Article ID Journal Published Year Pages File Type
2742105 Anaesthesia & Intensive Care Medicine 2016 5 Pages PDF
Abstract

In the normal resting state, the plasma membrane of nerve and muscle cells generates a transmembrane electrical potential difference – the intracellular surface of the membrane being approximately 70–80 mV negative to the extracellular surface. This is a result of markedly different concentrations of ions inside and outside the cell, together with different membrane permeabilities to different ions that permits K+ ions to flow down their concentration gradient from inside to outside the cell. Nerve and muscle cells are ‘excitable’ because they can react to external stimuli by generating an extremely rapid change in transmembrane electrical potential difference known as the action potential.

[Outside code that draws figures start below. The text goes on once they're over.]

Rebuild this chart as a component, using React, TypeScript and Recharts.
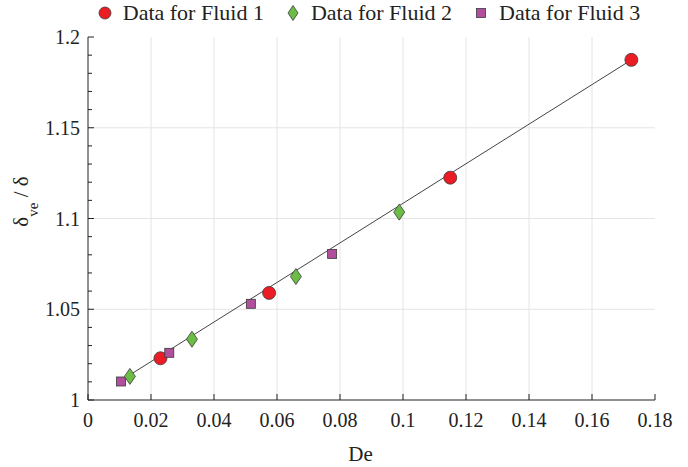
import React from 'react';
import { ScatterChart, Scatter, XAxis, YAxis, ReferenceLine } from 'recharts';

// values
const fluid1X = [0.023, 0.0575, 0.115, 0.1725];
const fluid1Y = [1.023, 1.059, 1.1225, 1.1874];
const fluid2X = [0.0133, 0.033, 0.066, 0.0988];
const fluid2Y = [1.013, 1.0335, 1.068, 1.1035];
const fluid3X = [0.0105, 0.0258, 0.0517, 0.0775];
const fluid3Y = [1.0102, 1.026, 1.053, 1.0805];
const fitX = [0.0105, 0.1725];
const fitY = [1.0108, 1.1874];

const xTicks = [0, 0.02, 0.04, 0.06, 0.08, 0.1, 0.12, 0.14, 0.16, 0.18];
const yTicks = [1, 1.05, 1.1, 1.15, 1.2];
const yMinorTicks = [
  1, 1.01, 1.02, 1.03, 1.04, 1.05, 1.06, 1.07, 1.08, 1.09, 1.1,
  1.11, 1.12, 1.13, 1.14, 1.15, 1.16, 1.17, 1.18, 1.19, 1.2,
];

const seriesNames = ['Data for Fluid 1', 'Data for Fluid 2', 'Data for Fluid 3'];

const zip = (xs: number[], ys: number[]) => xs.map((x, i) => ({ x, y: ys[i] }));
const fluid1 = zip(fluid1X, fluid1Y);
const fluid2 = zip(fluid2X, fluid2Y);
const fluid3 = zip(fluid3X, fluid3Y);
const fit = zip(fitX, fitY);

const FONT = '"Liberation Serif", "Times New Roman", serif';
const RED = '#ec1c24';
const GREEN = '#6cbd45';
const PURPLE = '#b14e9e';
const EDGE = '#3a3a3a';
const AXIS = '#222';

const Circle = ({ cx, cy }: any) => (
  <circle cx={cx} cy={cy} r={6.5} fill={RED} stroke={EDGE} strokeWidth={0.8} />
);
const Diamond = ({ cx, cy }: any) => (
  <path d={`M${cx},${cy - 8}L${cx + 5.5},${cy}L${cx},${cy + 8}L${cx - 5.5},${cy}Z`} fill={GREEN} stroke={EDGE} strokeWidth={0.8} />
);
const Square = ({ cx, cy }: any) => (
  <rect x={cx - 4.5} y={cy - 4.5} width={9} height={9} fill={PURPLE} stroke={EDGE} strokeWidth={0.8} />
);

const fmt = (v: number) => String(v);

const LEFT_M = 8;
const BOTTOM_M = 13;

const LeftTick = ({ x, y, payload }: any) => {
  const major = yTicks.includes(payload.value);
  const ax = x + LEFT_M;
  return (
    <g>
      <line x1={ax} y1={y} x2={ax + (major ? 6 : 4)} y2={y} stroke={AXIS} />
      {major && (
        <text x={x} y={y} dy="0.35em" textAnchor="end" fontSize={20} fontFamily={FONT} fill="#222">
          {fmt(payload.value)}
        </text>
      )}
    </g>
  );
};

const RightTick = ({ x, y, payload }: any) => {
  const major = yTicks.includes(payload.value);
  return <line x1={x} y1={y} x2={x - (major ? 6 : 4)} y2={y} stroke={AXIS} />;
};

const BottomTick = ({ x, y, payload }: any) => {
  const ay = y - BOTTOM_M;
  return (
    <g>
      <line x1={x} y1={ay} x2={x} y2={ay - 6} stroke={AXIS} />
      <text x={x} y={y} dy="0.71em" textAnchor="middle" fontSize={20} fontFamily={FONT} fill="#222">
        {fmt(payload.value)}
      </text>
    </g>
  );
};

const TopTick = ({ x, y }: any) => <line x1={x} y1={y} x2={x} y2={y + 6} stroke={AXIS} />;

const XLabel = ({ viewBox }: any) => (
  <text x={viewBox.x + viewBox.width / 2 - 11} y={viewBox.y + viewBox.height + 21} textAnchor="middle" fontSize={21} fontFamily={FONT} fill="#222">
    De
  </text>
);

const YLabel = ({ viewBox }: any) => {
  const cx = viewBox.x + 20;
  const cy = viewBox.y + viewBox.height / 2 - 17;
  return (
    <text x={cx} y={cy} transform={`rotate(-90 ${cx} ${cy})`} textAnchor="middle" fontSize={21} fontFamily={FONT} fill="#222">
      δ<tspan dy={10} fontSize={15}>ve</tspan>
      <tspan dy={-10}> / δ</tspan>
    </text>
  );
};

const legendItems = [
  { name: seriesNames[0], icon: <circle cx={8} cy={8} r={6} fill={RED} stroke={EDGE} strokeWidth={0.8} /> },
  { name: seriesNames[1], icon: <path d="M8,0.5L13,8L8,15.5L3,8Z" fill={GREEN} stroke={EDGE} strokeWidth={0.8} /> },
  { name: seriesNames[2], icon: <rect x={3.5} y={3.5} width={9} height={9} fill={PURPLE} stroke={EDGE} strokeWidth={0.8} /> },
];

const App: React.FC = () => {
  return (
    <div style={{ position: 'absolute', left: 0, top: 0, width: 688, height: 467, background: '#fff' }}>
      <div
        style={{
          position: 'absolute', left: 0, top: 0, width: 688, height: 26,
          display: 'flex', justifyContent: 'center', alignItems: 'center', gap: 21,
          fontFamily: FONT, fontSize: 22, color: '#222', paddingLeft: 49, boxSizing: 'border-box',
        }}
      >
        {legendItems.map((it) => (
          <div key={it.name} style={{ display: 'flex', alignItems: 'center', whiteSpace: 'nowrap' }}>
            <svg width={16} height={16} style={{ marginRight: 10 }}>{it.icon}</svg>
            <span>{it.name}</span>
          </div>
        ))}
      </div>
      <ScatterChart width={688} height={467} margin={{ top: 37, right: 33, bottom: 27, left: 8 }}>
        <XAxis
          xAxisId="b" type="number" dataKey="x" domain={[0, 0.18]} ticks={xTicks} allowDataOverflow
          orientation="bottom" height={40} tickSize={0} tickMargin={BOTTOM_M} tickLine={false}
          axisLine={{ stroke: AXIS }} tick={<BottomTick />} interval={0} label={<XLabel />}
        />
        <XAxis
          xAxisId="t" type="number" dataKey="x" domain={[0, 0.18]} ticks={xTicks} allowDataOverflow
          orientation="top" height={0} tickSize={0} tickMargin={0} tickLine={false}
          axisLine={{ stroke: AXIS }} tick={<TopTick />} interval={0}
        />
        <YAxis
          yAxisId="l" type="number" dataKey="y" domain={[1, 1.2]} ticks={yMinorTicks} allowDataOverflow
          orientation="left" width={80} tickSize={0} tickMargin={LEFT_M} tickLine={false}
          axisLine={{ stroke: AXIS }} tick={<LeftTick />} interval={0} label={<YLabel />}
        />
        <YAxis
          yAxisId="r" type="number" dataKey="y" domain={[1, 1.2]} ticks={yMinorTicks} allowDataOverflow
          orientation="right" width={0} tickSize={0} tickMargin={0} tickLine={false}
          axisLine={{ stroke: AXIS }} tick={<RightTick />} interval={0}
        />
        {xTicks.slice(1, -1).map((v) => (
          <ReferenceLine key={`gx${v}`} x={v} xAxisId="b" yAxisId="l" stroke="#e4e4e4" strokeWidth={1} />
        ))}
        {yTicks.slice(1, -1).map((v) => (
          <ReferenceLine key={`gy${v}`} y={v} xAxisId="b" yAxisId="l" stroke="#e4e4e4" strokeWidth={1} />
        ))}
        <Scatter
          data={fit} xAxisId="b" yAxisId="l" line={{ stroke: '#444', strokeWidth: 1 }}
          shape={() => <g />} isAnimationActive={false} legendType="none"
        />
        <Scatter name={seriesNames[0]} data={fluid1} xAxisId="b" yAxisId="l" shape={<Circle />} isAnimationActive={false} />
        <Scatter name={seriesNames[2]} data={fluid3} xAxisId="b" yAxisId="l" shape={<Square />} isAnimationActive={false} />
        <Scatter name={seriesNames[1]} data={fluid2} xAxisId="b" yAxisId="l" shape={<Diamond />} isAnimationActive={false} />
      </ScatterChart>
    </div>
  );
};

export default App;
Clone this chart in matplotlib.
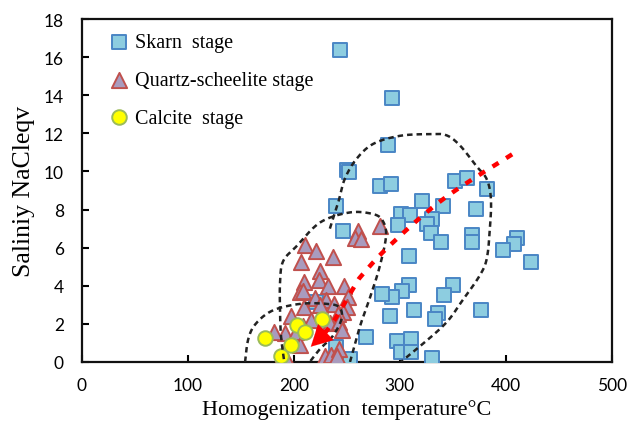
import matplotlib.pyplot as plt
import numpy as np

# homogenization temperature (C) and salinity (wt% NaCl eqv) per stage
skarn_t = [244, 293, 289, 250, 252, 281, 292, 240, 246, 352, 363, 382, 321, 341,
           372, 301, 310, 330, 326, 298, 329, 339, 368, 368, 309, 411, 408, 397,
           424, 309, 302, 293, 283, 350, 342, 291, 313, 336, 333, 377, 297, 311,
           301, 311, 330, 221, 268, 240, 253]
skarn_s = [16.4, 13.85, 11.4, 10.1, 9.95, 9.25, 9.35, 8.17, 6.9, 9.5, 9.65, 9.1,
           8.45, 8.17, 8.03, 7.75, 7.73, 7.5, 7.24, 7.19, 6.75, 6.31, 6.66, 6.28,
           5.58, 6.49, 6.19, 5.88, 5.26, 4.04, 3.71, 3.39, 3.57, 4.04, 3.53, 2.40,
           2.74, 2.57, 2.26, 2.74, 1.08, 1.21, 0.54, 0.54, 0.19, 3.13, 1.29, 0.77,
           0.16]

quartz_t = [281, 261, 258, 263, 211, 221, 237, 207, 225, 224, 210, 232, 247, 206,
            209, 251, 230, 238, 210, 250, 246, 242, 197, 216, 228, 234, 243, 245,
            209, 192, 181, 202, 206, 190, 229, 235, 243, 241, 192, 220, 225]
quartz_s = [7.15, 6.9, 6.5, 6.45, 6.15, 5.85, 5.5, 5.25, 4.8, 4.3, 4.18, 4.0, 4.0,
            3.65, 3.75, 3.42, 3.25, 3.05, 2.87, 2.87, 2.6, 2.52, 2.4, 2.2, 2.08,
            2.05, 2.1, 1.7, 1.9, 1.52, 1.55, 1.59, 0.87, 0.42, 0.33, 0.37, 0.68,
            0.3, 0.33, 3.35, 3.0]

calcite_t = [173, 203, 211, 227, 197, 188]
calcite_s = [1.24, 1.94, 1.56, 2.26, 0.91, 0.33]

# outline of each stage field (dashed black)
skarn_env = [(234, 7.0), (242, 8.4), (248, 9.6), (259, 10.65), (275, 11.45),
             (300, 11.87), (328, 11.96), (344, 11.9), (357, 11.35), (372, 10.3),
             (382, 9.6), (386, 8.55), (385, 7.0), (382, 5.4), (375, 4.5),
             (360, 3.3), (341, 1.9), (301, 0.0)]
quartz_env = [(253, 0.0), (262, 1.8), (272, 3.4), (281, 5.0), (287, 6.6),
              (284, 7.4), (275, 7.76), (253, 7.85), (225, 7.33), (203, 6.1),
              (190, 5.3), (187, 4.2), (187, 2.6), (188, 1.3), (191, 0.0)]
calcite_env = [(154, 0.0), (157, 1.2), (164, 2.0), (180, 2.7), (206, 3.05),
               (231, 3.05), (243, 2.87), (245, 2.26), (237, 1.38), (225, 0.7),
               (215, 0.0)]

# evolution trend (dashed red, ends in an arrow)
trend = [(406, 10.9), (341, 8.55), (291, 6.14), (265, 4.6), (258, 4.04),
         (239, 2.26), (229, 1.5)]
trend_tip = (216, 0.8)


def smooth(pts, n=20):
    # catmull-rom through the outline points
    p = np.array(pts, dtype=float)
    p = np.vstack([p[0], p, p[-1]])
    out = []
    for i in range(1, len(p) - 2):
        p0, p1, p2, p3 = p[i - 1], p[i], p[i + 1], p[i + 2]
        for t in np.linspace(0, 1, n, endpoint=False):
            t2, t3 = t * t, t * t * t
            out.append(0.5 * ((2 * p1) + (-p0 + p2) * t +
                              (2 * p0 - 5 * p1 + 4 * p2 - p3) * t2 +
                              (-p0 + 3 * p1 - 3 * p2 + p3) * t3))
    out.append(p[-2])
    return np.array(out)


plt.rcParams['font.family'] = ['Liberation Serif']

fig = plt.figure(figsize=(6.3, 4.27), dpi=100)
ax = fig.add_axes([0.130, 0.150, 0.841, 0.803])

ax.scatter(skarn_t, skarn_s, marker='s', s=92, facecolor='#8DCDE0',
           edgecolor='#4A86C5', linewidth=1.4, zorder=3, label='Skarn  stage')
ax.scatter(quartz_t, quartz_s, marker='^', s=120, facecolor='#A99BBE',
           edgecolor='#C0504D', linewidth=1.4, zorder=4,
           label='Quartz-scheelite stage')
ax.scatter(calcite_t, calcite_s, marker='o', s=110, facecolor='#FFFF00',
           edgecolor='#9BBB59', linewidth=1.4, zorder=5, label='Calcite  stage')

for env in (skarn_env, quartz_env, calcite_env):
    c = smooth(env)
    ax.plot(c[:, 0], c[:, 1], color='#222222', lw=1.8, ls=(0, (2.2, 1.6)),
            zorder=6)

c = smooth(trend)
ax.plot(c[:, 0], c[:, 1], color='#FF0000', lw=3.2, ls=(0, (1.6, 2.0)), zorder=6)
ax.annotate('', xy=trend_tip, xytext=tuple(c[-1]),
            arrowprops=dict(arrowstyle='-|>,head_length=1.5,head_width=0.8',
                            color='#FF0000', lw=0.1, shrinkA=0, shrinkB=0),
            zorder=7)

ax.set_xlim(0, 500)
ax.set_ylim(0, 18)
ax.set_xticks(np.arange(0, 501, 100))
ax.set_yticks(np.arange(0, 19, 2))
ax.tick_params(direction='in', length=5, width=1.5, top=False, right=False)
ax.tick_params(axis='x', pad=11)
ax.tick_params(axis='y', pad=13)
for lab in ax.get_xticklabels() + ax.get_yticklabels():
    lab.set_family('Lato')
    lab.set_fontsize(12.5)
for sp in ax.spines.values():
    sp.set_linewidth(1.6)
    sp.set_color('#111111')

ax.set_xlabel('Homogenization  temperature°C', fontsize=16, labelpad=4)
ax.set_ylabel('Saliniy NaCleqv', fontsize=18.5, labelpad=6)

ax.legend(loc='upper left', frameon=False, fontsize=14.5, handletextpad=0.3,
          labelspacing=0.92, borderaxespad=0.3, scatterpoints=1,
          handlelength=1.0, bbox_to_anchor=(0.025, 1.0))

fig.savefig('out.png', dpi=100)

This comprises an initial explosive increase in membrane Na+ permeability that allows these ions to flood down their concentration gradient into the cell, thereby depolarizing the membrane such that the potential difference is transiently reversed to a positive value. However, in nerve and skeletal muscle this lasts for only a millisecond, at which time the membrane potential is just as rapidly restored to its resting negative value (repolarization). These events are controlled by the brief opening and closing of voltage-activated sodium and potassium channels in the membrane. The key features of the action potential are that it is: (1) an all-or-none event, rather than a graded response; (2) it is self-propagating, such that the wave of depolarization travels rapidly along the plasma membrane; and (3) it is transient, such that membrane excitability is quickly restored. These features of the action potential allow rapid transfer of information along nerve axons in the nervous system.